▶ [Direction]
Everything from the first line of the data through the line with "(r2cooh) at (572,114)" is to be echoed exactly, minus the pictures.

++++ Given material ++++

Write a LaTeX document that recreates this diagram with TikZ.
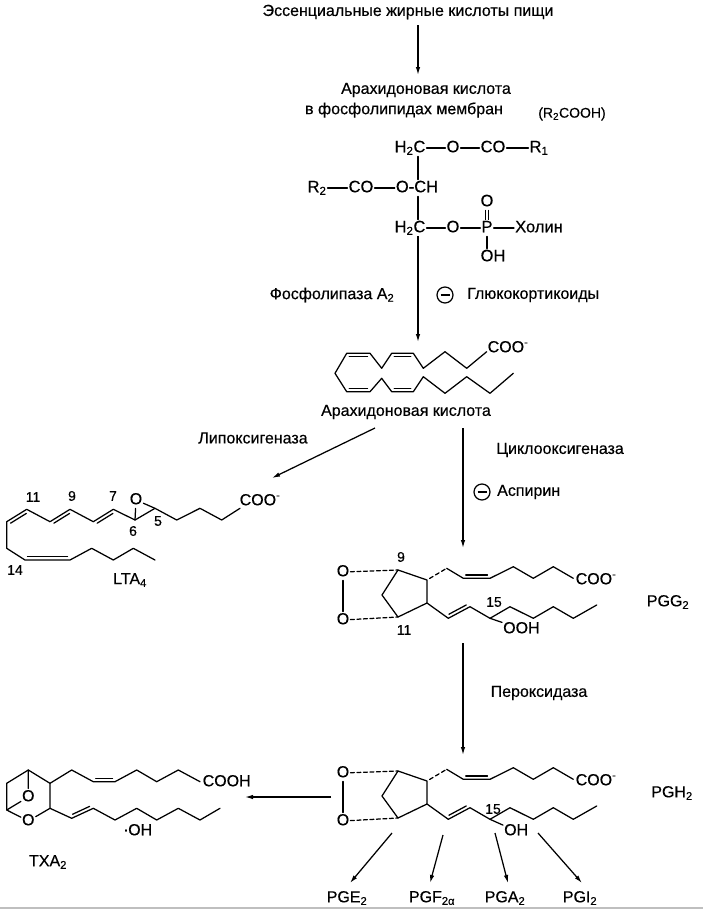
\documentclass[tikz,border=0pt]{standalone}
\usepackage{fontspec}
\setmainfont{Liberation Sans}[FakeBold=0.4]
\usetikzlibrary{calc,arrows.meta}

% inner line of a double bond: from, to, side angle
\newcommand{\innerbond}[3]{%
	\draw[bond, shorten <=2.5pt, shorten >=2.5pt]
	($(#1)!3.3pt!#3:(#2)$) -- ($(#2)!3.3pt!-#3:(#1)$);}

\begin{document}
\begin{tikzpicture}[x=1pt, y=-1pt,
	bond/.style={line width=1.25pt, line cap=round, line join=round},
	reac/.style={line width=1.25pt, -{Latex[length=8pt,width=4.5pt]}},
	txt/.style={inner sep=1pt, font=\fontsize{16}{19}\selectfont},
	small/.style={inner sep=1pt, font=\fontsize{14}{16}\selectfont},
	atom/.style={inner sep=1pt, text height=11.5pt, text depth=3pt, font=\fontsize{16}{18}\selectfont},
	gatom/.style={atom, font=\fontsize{16.5}{18}\selectfont},
	loc/.style={inner sep=0.5pt, font=\fontsize{14}{16}\selectfont},
	inhib/.style={circle, draw, line width=1.25pt, minimum size=16pt, inner sep=0pt,
		path picture={\draw[line width=1.25pt] ([xshift=3.5pt]path picture bounding box.west) -- ([xshift=-3.5pt]path picture bounding box.east);}}]

	\useasboundingbox (0,0) rectangle (703,913);

	% ---- food and membrane

	\node[txt] (food) at (408,12) {Эссенциальные жирные кислоты пищи};
	\coordinate (f1) at (418,25);
	\coordinate (f2) at (418,75);
	\draw[reac] (f1) -- (f2);

	\node[txt] (aamem) at (426,90) {Арахидоновая кислота};
	\node[txt] (mem) at (404,110) {в фосфолипидах мембран};
	\node[small] (r2cooh) at (572,114) {(R\textsubscript{2}COOH)};

	% ---- phospholipid

	\coordinate (sp) at (418,0);
	\node[gatom] (h2c1) at (410,148) {H\textsubscript{2}C};
	\node[gatom] (o1) at (453,148) {O};
	\node[gatom] (co1) at (493,148) {CO};
	\node[gatom] (r1) at (539,148) {R\textsubscript{1}};
	\node[gatom] (r2) at (317,188) {R\textsubscript{2}};
	\node[gatom] (co2) at (361,188) {CO};
	\node[gatom] (ch) at (417,188) {O-CH};
	\node[gatom] (h2c2) at (410,228) {H\textsubscript{2}C};
	\node[gatom] (o3) at (453,228) {O};
	\node[gatom] (p) at (487,228) {P};
	\node[gatom] (po) at (487,202) {O};
	\node[gatom] (poh) at (493,257) {OH};
	\node[gatom] (chol) at (539,228) {Холин};

	\draw[bond] (h2c1) -- (o1) -- (co1) -- (r1);
	\draw[bond] (r2) -- (co2) -- (ch);
	\draw[bond] (h2c2) -- (o3) -- (p) -- (chol);
	\draw[bond] (h2c1.south -| sp) -- (ch.north -| sp);
	\draw[bond] (ch.south -| sp) -- (h2c2.north -| sp);
	\draw[bond] ([xshift=-1.8pt]po.south) -- ([xshift=-1.8pt]p.north);
	\draw[bond] ([xshift=1.8pt]po.south) -- ([xshift=1.8pt]p.north);
	\draw[bond] (p.south) -- (poh.north -| p.south);

	\coordinate (aatip) at (418,342);
	\draw[reac] (h2c2.south -| sp) -- (aatip);
	\node[txt] (pla2) at (332,295) {Фосфолипаза A\textsubscript{2}};
	\node[inhib] (inh1) at (445,295) {};
	\node[txt, anchor=west] (gluco) at (466,295) {Глюкокортикоиды};

	% ---- arachidonic acid

	\foreach \n/\x/\y in {1/486.7/351.7, 2/466.7/368.3, 3/445/351.7, 4/423.3/368.3,
		5/413.3/353.3, 6/391.7/353.3, 7/381.7/368.3, 8/370/353.3, 9/346.7/353.3,
		10/335/373.3, 11/346.7/391.7, 12/370/391.7, 13/381.7/378.3, 14/391.7/391.7,
		15/413.3/391.7, 16/423.3/376.7, 17/445/393.3, 18/466.7/376.7, 19/490/393.3,
		20/513.3/373.3} {
		\coordinate (A\n) at (\x,\y);
	}
	\draw[bond] (A1) \foreach \i in {2,...,20} { -- (A\i) };
	\innerbond{A9}{A8}{-90}
	\innerbond{A6}{A5}{-90}
	\innerbond{A11}{A12}{90}
	\innerbond{A14}{A15}{90}
	\node[atom, anchor=west, inner sep=0.5pt] (aacoo) at (487,348) {COO\textsuperscript{-}};
	\node[txt] (aa) at (406,412) {Арахидоновая кислота};

	% ---- branches

	\coordinate (lox1) at (375,428);
	\coordinate (lox2) at (272,478);
	\draw[reac] (lox1) -- (lox2);
	\node[txt] (lox) at (253,438) {Липоксигеназа};

	\coordinate (cox1) at (463,428);
	\coordinate (cox2) at (463,548);
	\draw[reac] (cox1) -- (cox2);
	\node[txt] (cox) at (560,450) {Циклооксигеназа};
	\node[inhib] (inh2) at (482,492) {};
	\node[txt, anchor=west] (asp) at (496,492) {Аспирин};

	% ---- LTA4

	\foreach \n/\x/\y in {1/6.7/521.7, 2/26.7/509.3, 3/50/521.7, 4/70/509.3, 5/93.3/521.7,
		6/113.3/509.3, 7/135/520, 8/155/508.3, 9/176.7/520, 10/200/508.3,
		11/221.7/520, 12/240/508.3} {
		\coordinate (L\n) at (\x,\y);
	}
	\foreach \n/\x/\y in {1/6.7/548.3, 2/25/560, 3/70/560, 4/91.7/548.3, 5/113.3/560,
		6/133.3/548.3, 7/155/560} {
		\coordinate (M\n) at (\x,\y);
	}
	\draw[bond] (M7) -- (M6) -- (M5) -- (M4) -- (M3) -- (M2) -- (M1) -- (L1)
		\foreach \i in {2,...,12} { -- (L\i) };
	\innerbond{L1}{L2}{-90}
	\innerbond{L3}{L4}{-90}
	\innerbond{L5}{L6}{-90}
	\innerbond{M2}{M3}{90}

	\node[atom] (epo) at (136,500) {O};
	\draw[bond] (L7) -- (epo) -- (L8);
	\node[atom, anchor=west, inner sep=0.5pt] (ltacoo) at (239,501) {COO\textsuperscript{-}};

	\node[loc] (l11) at (33,497) {11};
	\node[loc] (l9) at (72,496) {9};
	\node[loc] (l7) at (113,496) {7};
	\node[loc] (l6) at (133,531) {6};
	\node[loc] (l5) at (158,521) {5};
	\node[loc] (l14) at (15,570) {14};
	\node[txt] (lta) at (130,580) {LTA\textsubscript{4}};

	% ---- PGG2 and PGH2

	\foreach \pg/\dy in {G/0, H/201} {
		\begin{scope}[shift={(0,\dy)}]
			\node[atom] (\pg ot) at (343,572) {O};
			\node[atom] (\pg ob) at (343,620) {O};
			\foreach \n/\x/\y in {9/398/570, 8/427/580, 12/427/603, 11/398/617, 10/382/595,
				7/446.7/568.3, 6/463.3/578.3, 5/490/578.3, 4/513.3/566.7, 3/533.3/578.3,
				2/553.3/566.7, 1/573.3/578.3, 13/448.3/618.3, 14/470/606.7, 15/490/618.3,
				16/510/606.7, 17/533.3/618.3, 18/553.3/606.7, 19/573.3/618.3, 20/596.7/605} {
				\coordinate (\pg\n) at (\x,\y);
			}
			\draw[bond] (\pg ot) -- (\pg ob);
			\draw[bond, dash pattern=on 4pt off 2.5pt] (\pg ot) -- (\pg9);
			\draw[bond, dash pattern=on 4pt off 2.5pt] (\pg ob) -- (\pg11);
			\draw[bond] (\pg9) -- (\pg8) -- (\pg12) -- (\pg11) -- (\pg10) -- cycle;
			\draw[bond, dash pattern=on 4pt off 3pt, shorten <=3pt] (\pg8) -- (\pg7);
			\draw[bond] (\pg7) -- (\pg6) -- (\pg5) -- (\pg4) -- (\pg3) -- (\pg2) -- (\pg1);
			\draw[bond] (\pg12) \foreach \i in {13,...,20} { -- (\pg\i) };
			\innerbond{\pg6}{\pg5}{90}
			\innerbond{\pg13}{\pg14}{90}
			\node[atom, anchor=west, inner sep=0.5pt] (\pg coo) at (575,580) {COO\textsuperscript{-}};
		\end{scope}
	}

	\node[loc] (g9) at (401,557) {9};
	\node[loc] (g11) at (404,630) {11};
	\node[loc] (g15) at (494,602) {15};
	\node[atom, anchor=west] (gooh) at (502,629) {OOH};
	\draw[bond] (G15) -- (gooh);
	\node[txt] (pgg) at (668,602) {PGG\textsubscript{2}};

	\coordinate (per1) at (463,643);
	\coordinate (per2) at (463,755);
	\draw[reac] (per1) -- (per2);
	\node[txt] (perox) at (539,693) {Пероксидаза};

	\node[loc] (h15) at (493,809) {15};
	\node[atom, anchor=west] (hoh) at (503,831) {OH};
	\draw[bond] (H15) -- (hoh);
	\node[txt] (pgh) at (672,793) {PGH\textsubscript{2}};

	% ---- TXA2

	\coordinate (tx1) at (331,797);
	\coordinate (tx2) at (245,797);
	\draw[reac] (tx1) -- (tx2);

	\node[atom] (to1) at (28.3,797) {O};
	\node[atom] (to2) at (28.3,821) {O};
	\foreach \n/\x/\y in {a/6.7/783.3, b/28.3/770, c/50/783.3, d/50/808.3, e/6.7/810} {
		\coordinate (X\n) at (\x,\y);
	}
	\draw[bond] (Xe) -- (Xa) -- (Xb) -- (Xc) -- (Xd) -- (to2) -- (Xe);
	\draw[bond] (Xb) -- (to1) -- (Xe);

	\foreach \n/\x/\y in {1/71.7/770, 2/93.3/781.7, 3/115/781.7, 4/136.7/770,
		5/156.7/781.7, 6/178.3/770, 7/200/781.7} {
		\coordinate (U\n) at (\x,\y);
	}
	\foreach \n/\x/\y in {1/71.7/818.3, 2/93.3/808.3, 3/115/820, 4/136.7/808.3,
		5/156.7/820, 6/178.3/808.3, 7/200/820, 8/220/808.3} {
		\coordinate (V\n) at (\x,\y);
	}
	\draw[bond] (Xc) \foreach \i in {1,...,7} { -- (U\i) };
	\draw[bond] (Xd) \foreach \i in {1,...,8} { -- (V\i) };
	\innerbond{U2}{U3}{90}
	\innerbond{V1}{V2}{90}
	\node[atom, anchor=west, inner sep=0.5pt] (txcooh) at (202,782) {COOH};
	\node[atom] (txoh) at (138,831) {\raisebox{4pt}{.}OH};
	\node[txt] (txa) at (48,862) {TXA\textsubscript{2}};

	% ---- products of PGH2

	\foreach \i/\sx/\sy/\ex/\ey in {1/392/833/350/883, 2/443/835/430/883,
		3/495/833/508/883, 4/538/833/582/883} {
		\coordinate (s\i) at (\sx,\sy);
		\coordinate (e\i) at (\ex,\ey);
		\draw[reac] (s\i) -- (e\i);
	}
	\node[txt] (pge) at (347,898) {PGE\textsubscript{2}};
	\node[txt] (pgf) at (432,898) {PGF\textsubscript{2α}};
	\node[txt] (pga) at (505,898) {PGA\textsubscript{2}};
	\node[txt] (pgi) at (580,898) {PGI\textsubscript{2}};

	\draw[gray!50, line width=1.5pt] (0,908) -- (703,908);

\end{tikzpicture}
\end{document}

++++

▶ [Solved exercise]
Write a LaTeX document that recreates this diagram with TikZ.
\documentclass[tikz,border=0pt]{standalone}
\usepackage{fontspec}
\setmainfont{Liberation Sans}[FakeBold=0.4]
\usetikzlibrary{calc,arrows.meta}

% inner line of a double bond: from, to, side angle
\newcommand{\innerbond}[3]{%
	\draw[bond, shorten <=2.5pt, shorten >=2.5pt]
	($(#1)!3.3pt!#3:(#2)$) -- ($(#2)!3.3pt!-#3:(#1)$);}

\begin{document}
\begin{tikzpicture}[x=1pt, y=-1pt,
	bond/.style={line width=1.25pt, line cap=round, line join=round},
	reac/.style={line width=1.25pt, -{Latex[length=8pt,width=4.5pt]}},
	txt/.style={inner sep=1pt, font=\fontsize{16}{19}\selectfont},
	small/.style={inner sep=1pt, font=\fontsize{14}{16}\selectfont},
	atom/.style={inner sep=1pt, text height=11.5pt, text depth=3pt, font=\fontsize{16}{18}\selectfont},
	gatom/.style={atom, font=\fontsize{16.5}{18}\selectfont},
	loc/.style={inner sep=0.5pt, font=\fontsize{14}{16}\selectfont},
	inhib/.style={circle, draw, line width=1.25pt, minimum size=16pt, inner sep=0pt,
		path picture={\draw[line width=1.25pt] ([xshift=3.5pt]path picture bounding box.west) -- ([xshift=-3.5pt]path picture bounding box.east);}}]

	\useasboundingbox (0,0) rectangle (703,913);

	% ---- food and membrane

	\node[txt] (food) at (408,12) {Эссенциальные жирные кислоты пищи};
	\coordinate (f1) at (418,25);
	\coordinate (f2) at (418,75);
	\draw[reac] (f1) -- (f2);

	\node[txt] (aamem) at (426,90) {Арахидоновая кислота};
	\node[txt] (mem) at (404,110) {в фосфолипидах мембран};
	\node[small] (r2cooh) at (572,114) {(R\textsubscript{2}COOH)};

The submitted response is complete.